• STATED TASK
Repeat the entries below exactly as they appear, with no pictures.

---- DATASET ROWS

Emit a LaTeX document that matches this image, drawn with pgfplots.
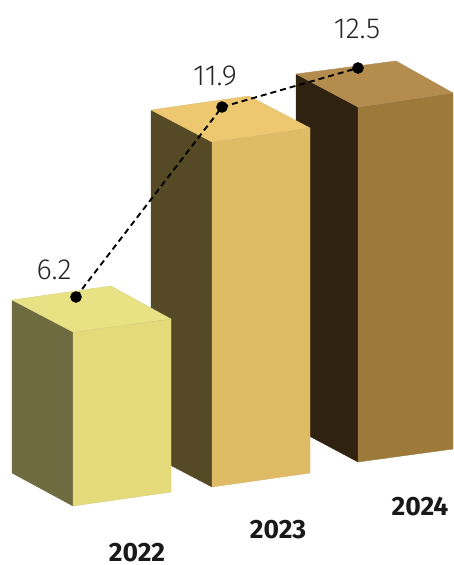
\documentclass[border=0pt]{standalone}
\usepackage{pgfplots}
\pgfplotsset{compat=1.18}
\usepackage{fontspec}
\setmainfont{Fira Sans}
\newfontfamily\lightf{Fira Sans Light}
\definecolor{aF}{HTML}{E4DA7A}\definecolor{aT}{HTML}{E8E285}\definecolor{aL}{HTML}{6E6B40}
\definecolor{bF}{HTML}{E0BB66}\definecolor{bT}{HTML}{EDC871}\definecolor{bL}{HTML}{564925}
\definecolor{cF}{HTML}{9E7A3A}\definecolor{cT}{HTML}{B48D4E}\definecolor{cL}{HTML}{2F2210}
\begin{document}
\begin{tikzpicture}
\useasboundingbox (0,0) rectangle (453pt,565pt);
\begin{axis}[
  anchor=south west, at={(0,0)},
  scale only axis, width=453pt, height=565pt,
  xmin=0, xmax=453, ymin=0, ymax=565, y dir=reverse,
  hide axis, clip=true,
  face/.style={draw=#1!85!gray, line width=0.4pt, fill=#1},
]
% bar 2024
\addplot[face=cL] coordinates {(296,74) (358,107) (358,462) (296,429) (296,74)};
\addplot[face=cF] coordinates {(358,107) (453,93) (453,449) (358,462) (358,107)};
\addplot[face=cT] coordinates {(296,74) (396,61) (453,93) (358,107) (296,74)};
% bar 2023
\addplot[face=bL] coordinates {(151,110) (212,142) (212,487) (151,455) (151,110)};
\addplot[face=bF] coordinates {(212,142) (310,128) (310,473) (212,487) (212,142)};
\addplot[face=bT] coordinates {(151,110) (249,96) (310,128) (212,142) (151,110)};
% bar 2022
\addplot[face=aL] coordinates {(12,300) (73,332) (73,506) (12,473) (12,300)};
\addplot[face=aF] coordinates {(73,332) (171,319) (171,492) (73,506) (73,332)};
\addplot[face=aT] coordinates {(12,300) (111,286) (171,319) (73,332) (12,300)};
% line
\addplot[black, line width=1.9pt, dash pattern=on 6pt off 4pt, mark=*, mark size=4.8pt,
  mark options={solid, fill=black}] coordinates {(76,297) (222,107) (358,68)};
\node[font=\fontsize{29}{29}\selectfont\lightf, text=black!85] at (axis cs:54,270) {6.2};
\node[font=\fontsize{29}{29}\selectfont\lightf, text=black!85] at (axis cs:215,76) {11.9};
\node[font=\fontsize{29}{29}\selectfont\lightf, text=black!85] at (axis cs:357,29) {12.5};
\node[font=\fontsize{26.5}{27}\selectfont\bfseries, text=black!90] at (axis cs:137,553) {2022};
\node[font=\fontsize{26.5}{27}\selectfont\bfseries, text=black!90] at (axis cs:278,530) {2023};
\node[font=\fontsize{26.5}{27}\selectfont\bfseries, text=black!90] at (axis cs:420,507) {2024};
\end{axis}
\end{tikzpicture}
\end{document}
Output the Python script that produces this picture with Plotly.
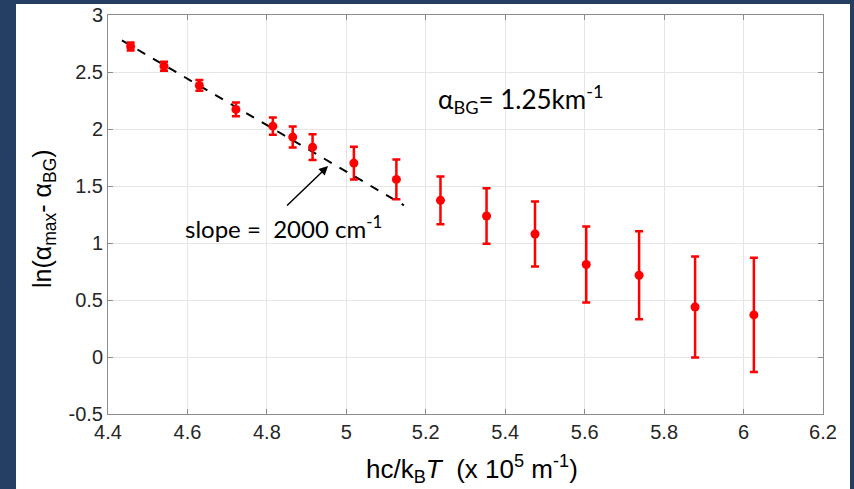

--------

• FULL SOLUTION
Emit a LaTeX document that matches this image, drawn with pgfplots.
\documentclass[border=0pt]{standalone}
\usepackage{pgfplots}
\pgfplotsset{compat=1.18}
\usepackage{fontspec}
\setmainfont{Fira Sans}
\newfontfamily\lightf{Fira Sans Light}
\definecolor{aF}{HTML}{E4DA7A}\definecolor{aT}{HTML}{E8E285}\definecolor{aL}{HTML}{6E6B40}
\definecolor{bF}{HTML}{E0BB66}\definecolor{bT}{HTML}{EDC871}\definecolor{bL}{HTML}{564925}
\definecolor{cF}{HTML}{9E7A3A}\definecolor{cT}{HTML}{B48D4E}\definecolor{cL}{HTML}{2F2210}
\begin{document}
\begin{tikzpicture}
\useasboundingbox (0,0) rectangle (453pt,565pt);
\begin{axis}[
  anchor=south west, at={(0,0)},
  scale only axis, width=453pt, height=565pt,
  xmin=0, xmax=453, ymin=0, ymax=565, y dir=reverse,
  hide axis, clip=true,
  face/.style={draw=#1!85!gray, line width=0.4pt, fill=#1},
]
% bar 2024
\addplot[face=cL] coordinates {(296,74) (358,107) (358,462) (296,429) (296,74)};
\addplot[face=cF] coordinates {(358,107) (453,93) (453,449) (358,462) (358,107)};
\addplot[face=cT] coordinates {(296,74) (396,61) (453,93) (358,107) (296,74)};
% bar 2023
\addplot[face=bL] coordinates {(151,110) (212,142) (212,487) (151,455) (151,110)};
\addplot[face=bF] coordinates {(212,142) (310,128) (310,473) (212,487) (212,142)};
\addplot[face=bT] coordinates {(151,110) (249,96) (310,128) (212,142) (151,110)};
% bar 2022
\addplot[face=aL] coordinates {(12,300) (73,332) (73,506) (12,473) (12,300)};
\addplot[face=aF] coordinates {(73,332) (171,319) (171,492) (73,506) (73,332)};
\addplot[face=aT] coordinates {(12,300) (111,286) (171,319) (73,332) (12,300)};
% line
\addplot[black, line width=1.9pt, dash pattern=on 6pt off 4pt, mark=*, mark size=4.8pt,
  mark options={solid, fill=black}] coordinates {(76,297) (222,107) (358,68)};
\node[font=\fontsize{29}{29}\selectfont\lightf, text=black!85] at (axis cs:54,270) {6.2};
\node[font=\fontsize{29}{29}\selectfont\lightf, text=black!85] at (axis cs:215,76) {11.9};
\node[font=\fontsize{29}{29}\selectfont\lightf, text=black!85] at (axis cs:357,29) {12.5};
\node[font=\fontsize{26.5}{27}\selectfont\bfseries, text=black!90] at (axis cs:137,553) {2022};
\node[font=\fontsize{26.5}{27}\selectfont\bfseries, text=black!90] at (axis cs:278,530) {2023};
\node[font=\fontsize{26.5}{27}\selectfont\bfseries, text=black!90] at (axis cs:420,507) {2024};
\end{axis}
\end{tikzpicture}
\end{document}
Output the Python script that produces this picture with Plotly.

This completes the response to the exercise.